Duchenne Muscular Dystrophy is a rare, genetic degenerative disease that primarily targets the muscles. It is one of the most severe forms of muscular dystrophy.
DMD is characterized by the gradual weakening of muscles over time, which eventually affects the entire body.
- Walking Challenges: Children with DMD often experience difficulty walking and may require mobility aids or a wheelchair as the disease progresses.
- Motor Function Deterioration: Muscle weakness and loss of motor function are common, impacting a person’s ability to perform everyday tasks.
- Breathing and Heart Function Affected: The heart is also a muscle, and as DMD progresses, it can lead to respiratory and cardiac problems, requiring medical intervention.
- Learning and Behavioral Problems: DMD can also affect cognitive functions, leading to learning difficulties and behavioral problems. This is believed to be related to the role of a missing protein in the brain.
Significance of Duchenne Muscular Dystrophy
Most Common Hereditary Neuromuscular Disease
Duchenne Muscular Dystrophy holds the unfortunate distinction of being the most common hereditary neuromuscular disease. Despite its rarity, its impact on those affected is profound, emphasizing the need for awareness and research. copyright©iasexpress.net
How Does Duchenne Muscular Dystrophy Occur?

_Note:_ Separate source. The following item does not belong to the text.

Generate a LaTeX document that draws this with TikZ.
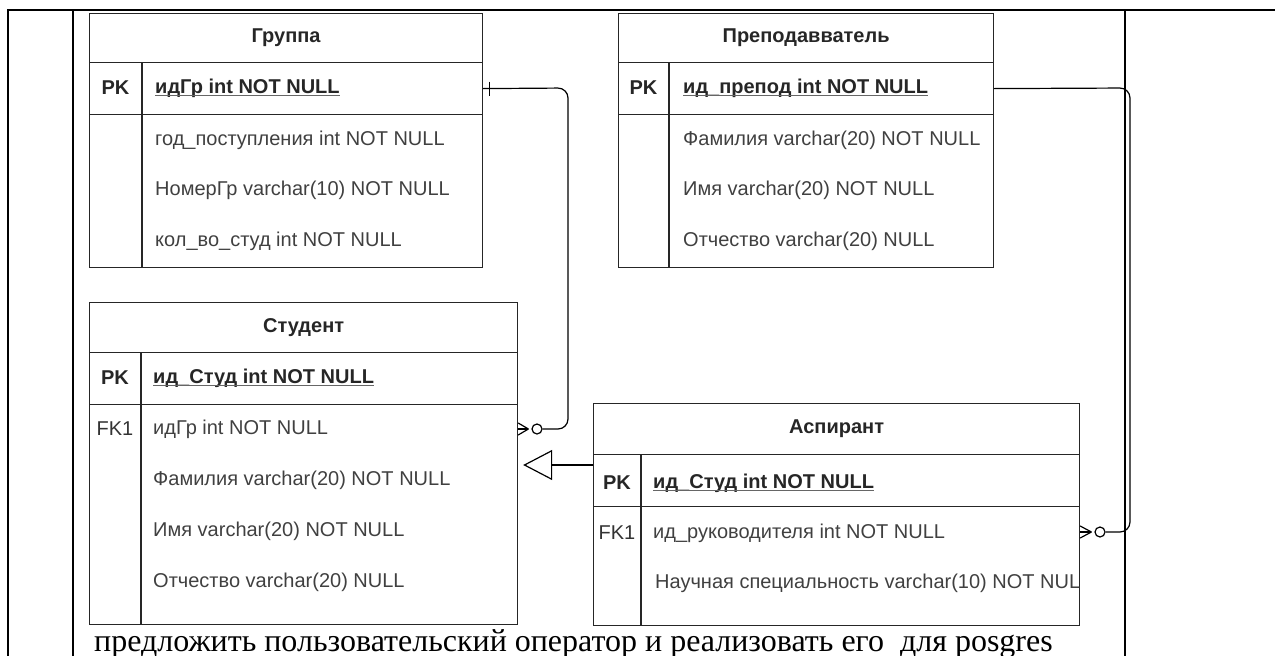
\documentclass[tikz,border=0pt]{standalone}
\usepackage{fontspec}
\setmainfont{Liberation Sans}
\newfontfamily\notefont{Liberation Serif}
\usetikzlibrary{arrows.meta}
\begin{document}
\begin{tikzpicture}[x=1pt,y=-1pt,
  tbl/.style={draw=black!85, line width=1.2pt, rectangle, inner sep=0pt, anchor=north west},
  divline/.style={draw=black!85, line width=1.2pt},
  hdr/.style={font=\fontsize{20}{24}\selectfont\bfseries, text=black!85, inner sep=0pt},
  key/.style={font=\fontsize{20}{24}\selectfont\bfseries, text=black!85, inner sep=0pt},
  fkey/.style={font=\fontsize{20}{24}\selectfont, text=black!80, inner sep=0pt},
  fld/.style={font=\fontsize{20}{24}\selectfont, text=black!75, anchor=west, inner sep=0pt},
  pkf/.style={font=\fontsize{20}{24}\selectfont\bfseries, text=black!85, anchor=west, inner sep=0pt},
  uline/.style={draw=black!60, line width=1pt},
  conn/.style={line width=1.2pt, draw=black},
  zero/.style={circle, draw=black, line width=1.2pt, minimum size=10pt, inner sep=0pt, fill=white},
  framel/.style={line width=2pt, draw=black},
]
\useasboundingbox (0,0) rectangle (1275,656);

% page frame
\draw[framel] (8,656) -- (8,10) -- (1275,10);
\draw[framel] (73,10) -- (73,656);
\draw[framel] (1125,10) -- (1125,656);

% ---------- Группа ----------
\node[tbl, minimum width=393pt, minimum height=49pt] (grH) at (89,13) {};
\node[tbl, minimum width=393pt, minimum height=52pt] (grPK) at (89,62) {};
\node[tbl, minimum width=393pt, minimum height=153pt] (grB) at (89,114) {};
\draw[divline] ([xshift=53pt]grPK.north west) -- ([xshift=53pt]grB.south west);
\node[hdr] (grT) at (grH.center) {Группа};
\node[key] (grK) at (115.5,88) {PK};
\node[pkf] (grP) at (155,88) {идГр int NOT NULL};
\draw[uline] ([yshift=-2pt]grP.base west) -- ([yshift=-2pt]grP.base east);
\node[fld] (grF1) at (155,140) {год\_поступления int NOT NULL};
\node[fld] (grF2) at (155,190) {НомерГр varchar(10) NOT NULL};
\node[fld] (grF3) at (155,241) {кол\_во\_студ int NOT NULL};

% ---------- Преподавватель ----------
\node[tbl, minimum width=375pt, minimum height=49pt] (prH) at (618,13) {};
\node[tbl, minimum width=375pt, minimum height=52pt] (prPK) at (618,62) {};
\node[tbl, minimum width=375pt, minimum height=153pt] (prB) at (618,114) {};
\draw[divline] ([xshift=51pt]prPK.north west) -- ([xshift=51pt]prB.south west);
\node[hdr] (prT) at (prH.center) {Преподавватель};
\node[key] (prK) at (643.5,88) {PK};
\node[pkf] (prP) at (683,88) {ид\_препод int NOT NULL};
\draw[uline] ([yshift=-2pt]prP.base west) -- ([yshift=-2pt]prP.base east);
\node[fld] (prF1) at (683,140) {Фамилия varchar(20) NOT NULL};
\node[fld] (prF2) at (683,190) {Имя varchar(20) NOT NULL};
\node[fld] (prF3) at (683,241) {Отчество varchar(20) NULL};

% ---------- Студент ----------
\node[tbl, minimum width=428pt, minimum height=50pt] (stH) at (89,302) {};
\node[tbl, minimum width=428pt, minimum height=52pt] (stPK) at (89,352) {};
\node[tbl, minimum width=428pt, minimum height=220pt] (stB) at (89,404) {};
\draw[divline] ([xshift=52pt]stPK.north west) -- ([xshift=52pt]stB.south west);
\node[hdr] (stT) at (stH.center) {Студент};
\node[key] (stK) at (115,378) {PK};
\node[pkf] (stP) at (153,378) {ид\_Студ int NOT NULL};
\draw[uline] ([yshift=-2pt]stP.base west) -- ([yshift=-2pt]stP.base east);
\node[fkey] (stFK) at (115,429) {FK1};
\node[fld] (stF1) at (153,429) {идГр int NOT NULL};
\node[fld] (stF2) at (153,480) {Фамилия varchar(20) NOT NULL};
\node[fld] (stF3) at (153,531) {Имя varchar(20) NOT NULL};
\node[fld] (stF4) at (153,582) {Отчество varchar(20) NULL};

% ---------- Аспирант ----------
\node[tbl, minimum width=486pt, minimum height=51pt] (asH) at (593,403) {};
\node[tbl, minimum width=486pt, minimum height=52pt] (asPK) at (593,454) {};
\node[tbl, minimum width=486pt, minimum height=119pt] (asB) at (593,506) {};
\draw[divline] ([xshift=48pt]asPK.north west) -- ([xshift=48pt]asB.south west);
\node[hdr] (asT) at (asH.center) {Аспирант};
\node[key] (asK) at (617,483) {PK};
\node[pkf] (asP) at (653,483) {ид\_Студ int NOT NULL};
\draw[uline] ([yshift=-2pt]asP.base west) -- ([yshift=-2pt]asP.base east);
\node[fkey] (asFK) at (617,533) {FK1};
\node[fld] (asF1) at (653,533) {ид\_руководителя int NOT NULL};
\begin{scope}
\clip (asB.north west) rectangle (asB.south east);
\node[fld] (asF2) at (655,583) {Научная специальность varchar(10) NOT NULL};
\end{scope}

% ---------- Группа 1 -- 0..N Студент ----------
\coordinate (st1) at (stB.east |- stF1);
\node[zero] (cz1) at (537,429) {};
\coordinate (r1) at (568,88);
\draw[conn, rounded corners=10pt] (grPK.east) -- (r1) -- (r1 |- st1) -- (cz1.east);
\draw[conn] ([xshift=6pt]grPK.east) ++(0,-7) -- ++(0,14);
\coordinate (cf1) at ([xshift=-3pt]cz1.west);
\draw[conn] (cf1) -- ([yshift=6pt]st1);
\draw[conn] (cf1) -- (st1);
\draw[conn] (cf1) -- ([yshift=-6pt]st1);

% ---------- Преподавватель 1 -- 0..N Аспирант ----------
\coordinate (as1) at (asB.east |- 0,532);
\node[zero] (cz2) at (1100,532) {};
\coordinate (r2) at (1130,88);
\draw[conn, rounded corners=10pt] (prPK.east) -- (r2) -- (r2 |- cz2) -- (cz2.east);
\coordinate (cf2) at ([xshift=-3pt]cz2.west);
\draw[conn] (cf2) -- ([yshift=6pt]as1);
\draw[conn] (cf2) -- (as1);
\draw[conn] (cf2) -- ([yshift=-6pt]as1);

% ---------- inheritance ----------
\coordinate (inh) at (593,465);
\draw[conn, -{Triangle[open, length=29pt, width=30pt, line width=1.2pt]}, shorten >=5pt] (inh) -- (inh -| stB.east);

% ---------- note ----------
\node[anchor=base west, inner sep=0pt, font=\notefont\fontsize{32}{38}\selectfont, text=black] (note) at (94,651)
  {предложить пользовательский оператор и реализовать его\ \ для posgres};
\end{tikzpicture}
\end{document}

DMD is caused by a mutation in the X-chromosome. It primarily affects males, as they have one X and one Y chromosome. Females, with two X chromosomes, typically carry the mutation without displaying severe symptoms.
Who Does Duchenne Muscular Dystrophy Affect?
Statistics indicate that approximately one in every five thousand boys is born with Duchenne Muscular Dystrophy. It is typically a condition present from birth.